EXERCISE DESCRIPTION: Look at each line of the records and count those with "this" in them. Please answer with the count alone.

EXTRACTED MATERIAL:

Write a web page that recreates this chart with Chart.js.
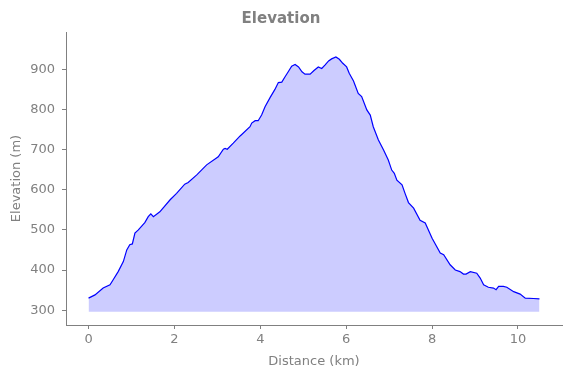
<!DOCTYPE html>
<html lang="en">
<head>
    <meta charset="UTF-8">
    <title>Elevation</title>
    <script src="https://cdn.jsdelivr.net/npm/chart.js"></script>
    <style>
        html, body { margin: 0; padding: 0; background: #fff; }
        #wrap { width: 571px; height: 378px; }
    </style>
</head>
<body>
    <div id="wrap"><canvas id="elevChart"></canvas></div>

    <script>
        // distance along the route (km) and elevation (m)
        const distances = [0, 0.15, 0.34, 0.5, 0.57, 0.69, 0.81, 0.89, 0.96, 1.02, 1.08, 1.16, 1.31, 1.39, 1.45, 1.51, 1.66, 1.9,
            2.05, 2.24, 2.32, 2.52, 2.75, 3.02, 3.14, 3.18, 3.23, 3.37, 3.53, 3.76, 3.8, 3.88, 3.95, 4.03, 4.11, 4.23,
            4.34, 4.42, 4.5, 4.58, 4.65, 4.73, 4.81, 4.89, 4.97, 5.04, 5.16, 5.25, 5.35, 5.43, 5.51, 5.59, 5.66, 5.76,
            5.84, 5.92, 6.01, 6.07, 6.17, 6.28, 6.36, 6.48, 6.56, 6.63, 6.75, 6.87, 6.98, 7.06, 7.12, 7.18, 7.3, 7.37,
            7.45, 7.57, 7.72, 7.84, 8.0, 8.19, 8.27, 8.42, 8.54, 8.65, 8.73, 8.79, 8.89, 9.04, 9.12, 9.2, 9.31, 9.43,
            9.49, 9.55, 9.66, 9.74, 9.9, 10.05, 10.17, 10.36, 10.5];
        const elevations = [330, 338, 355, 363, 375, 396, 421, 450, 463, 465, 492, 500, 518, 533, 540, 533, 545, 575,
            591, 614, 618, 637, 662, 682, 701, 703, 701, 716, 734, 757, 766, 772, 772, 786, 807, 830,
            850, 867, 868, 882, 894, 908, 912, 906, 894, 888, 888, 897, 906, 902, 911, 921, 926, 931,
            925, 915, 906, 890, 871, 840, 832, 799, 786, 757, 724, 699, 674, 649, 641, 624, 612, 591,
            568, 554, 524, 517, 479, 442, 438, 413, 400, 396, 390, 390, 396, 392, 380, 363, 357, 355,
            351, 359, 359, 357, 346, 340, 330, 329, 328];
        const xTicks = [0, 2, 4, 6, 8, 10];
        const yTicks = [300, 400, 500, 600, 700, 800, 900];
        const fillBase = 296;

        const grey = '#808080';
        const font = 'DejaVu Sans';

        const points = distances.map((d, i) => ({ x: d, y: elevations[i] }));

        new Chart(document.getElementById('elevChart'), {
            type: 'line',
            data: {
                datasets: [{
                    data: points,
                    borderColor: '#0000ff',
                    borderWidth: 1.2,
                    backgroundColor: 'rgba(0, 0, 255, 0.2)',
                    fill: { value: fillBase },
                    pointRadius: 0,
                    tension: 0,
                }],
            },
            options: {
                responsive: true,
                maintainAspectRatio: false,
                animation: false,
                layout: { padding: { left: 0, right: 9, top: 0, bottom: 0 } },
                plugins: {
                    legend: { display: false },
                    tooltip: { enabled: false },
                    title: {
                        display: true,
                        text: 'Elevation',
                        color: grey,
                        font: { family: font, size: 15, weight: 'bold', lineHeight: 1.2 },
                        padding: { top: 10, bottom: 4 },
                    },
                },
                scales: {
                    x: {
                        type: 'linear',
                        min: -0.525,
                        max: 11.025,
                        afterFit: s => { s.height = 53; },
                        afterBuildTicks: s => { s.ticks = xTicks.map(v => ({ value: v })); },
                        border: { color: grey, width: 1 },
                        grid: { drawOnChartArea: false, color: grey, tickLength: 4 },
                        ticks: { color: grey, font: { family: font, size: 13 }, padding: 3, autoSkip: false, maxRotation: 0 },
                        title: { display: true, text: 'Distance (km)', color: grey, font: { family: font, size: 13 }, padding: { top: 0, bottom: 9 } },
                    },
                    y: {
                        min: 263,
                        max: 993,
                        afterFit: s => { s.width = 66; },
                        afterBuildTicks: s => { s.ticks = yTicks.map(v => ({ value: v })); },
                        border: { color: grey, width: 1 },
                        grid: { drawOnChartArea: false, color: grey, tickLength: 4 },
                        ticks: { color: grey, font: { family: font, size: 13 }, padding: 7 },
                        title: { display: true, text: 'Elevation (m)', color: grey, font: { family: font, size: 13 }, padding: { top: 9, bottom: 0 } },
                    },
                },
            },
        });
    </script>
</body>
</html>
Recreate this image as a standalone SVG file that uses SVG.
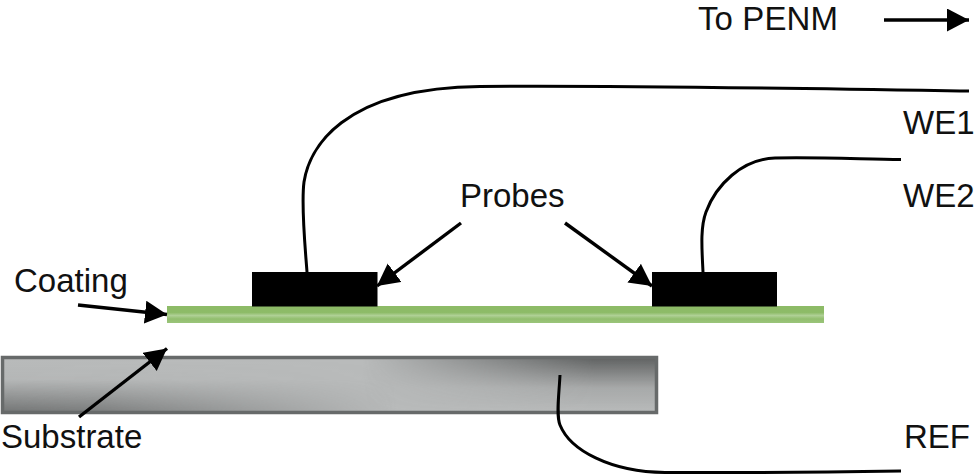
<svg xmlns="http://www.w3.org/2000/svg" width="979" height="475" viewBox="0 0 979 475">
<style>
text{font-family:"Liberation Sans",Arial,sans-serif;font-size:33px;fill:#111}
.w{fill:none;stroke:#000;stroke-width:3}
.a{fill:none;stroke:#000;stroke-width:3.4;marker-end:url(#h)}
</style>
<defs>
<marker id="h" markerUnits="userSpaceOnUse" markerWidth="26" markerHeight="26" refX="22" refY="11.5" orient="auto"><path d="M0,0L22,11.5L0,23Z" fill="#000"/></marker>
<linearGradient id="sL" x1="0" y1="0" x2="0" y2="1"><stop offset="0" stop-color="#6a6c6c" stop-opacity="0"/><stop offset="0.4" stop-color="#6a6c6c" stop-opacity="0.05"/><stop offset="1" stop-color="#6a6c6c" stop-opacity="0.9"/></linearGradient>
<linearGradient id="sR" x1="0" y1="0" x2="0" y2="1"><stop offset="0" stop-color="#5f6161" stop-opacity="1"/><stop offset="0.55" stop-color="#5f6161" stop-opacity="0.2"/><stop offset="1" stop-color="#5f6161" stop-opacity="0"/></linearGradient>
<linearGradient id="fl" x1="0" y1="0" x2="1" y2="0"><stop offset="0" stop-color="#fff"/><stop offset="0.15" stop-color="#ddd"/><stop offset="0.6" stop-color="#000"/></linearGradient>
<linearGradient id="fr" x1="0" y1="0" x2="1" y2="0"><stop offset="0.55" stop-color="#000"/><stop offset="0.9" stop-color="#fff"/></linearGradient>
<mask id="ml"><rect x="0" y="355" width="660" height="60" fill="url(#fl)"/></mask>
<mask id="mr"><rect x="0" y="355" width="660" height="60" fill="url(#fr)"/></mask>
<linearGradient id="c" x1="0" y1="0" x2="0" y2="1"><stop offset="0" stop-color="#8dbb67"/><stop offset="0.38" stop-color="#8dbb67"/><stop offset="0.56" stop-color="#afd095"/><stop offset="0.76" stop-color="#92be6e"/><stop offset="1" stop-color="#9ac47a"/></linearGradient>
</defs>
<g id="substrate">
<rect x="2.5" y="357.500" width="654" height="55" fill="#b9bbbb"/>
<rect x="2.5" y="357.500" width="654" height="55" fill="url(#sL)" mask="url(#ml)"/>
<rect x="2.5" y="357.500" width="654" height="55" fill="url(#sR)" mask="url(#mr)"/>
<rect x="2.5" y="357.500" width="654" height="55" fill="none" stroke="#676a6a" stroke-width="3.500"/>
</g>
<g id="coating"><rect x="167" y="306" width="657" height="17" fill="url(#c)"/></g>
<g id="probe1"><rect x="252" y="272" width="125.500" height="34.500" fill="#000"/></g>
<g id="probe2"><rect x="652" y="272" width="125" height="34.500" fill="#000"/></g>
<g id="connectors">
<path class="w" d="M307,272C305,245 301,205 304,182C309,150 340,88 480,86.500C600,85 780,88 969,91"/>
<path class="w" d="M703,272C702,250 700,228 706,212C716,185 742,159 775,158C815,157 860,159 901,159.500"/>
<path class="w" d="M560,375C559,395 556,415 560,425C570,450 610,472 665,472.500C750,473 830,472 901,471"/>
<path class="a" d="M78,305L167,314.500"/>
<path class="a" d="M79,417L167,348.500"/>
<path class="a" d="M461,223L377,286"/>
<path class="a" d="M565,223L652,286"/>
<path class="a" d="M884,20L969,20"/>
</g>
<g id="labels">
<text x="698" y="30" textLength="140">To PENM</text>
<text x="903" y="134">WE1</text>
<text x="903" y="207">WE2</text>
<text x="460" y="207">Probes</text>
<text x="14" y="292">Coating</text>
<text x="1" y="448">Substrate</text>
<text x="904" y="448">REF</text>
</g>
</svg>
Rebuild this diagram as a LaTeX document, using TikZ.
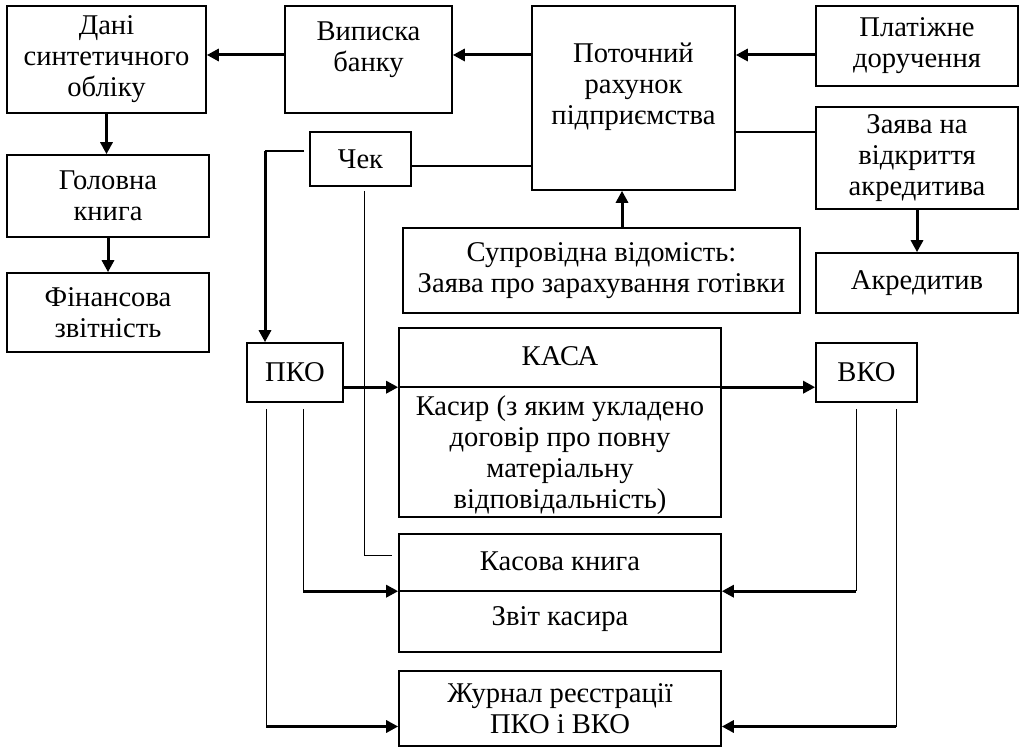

THE RESULT: 3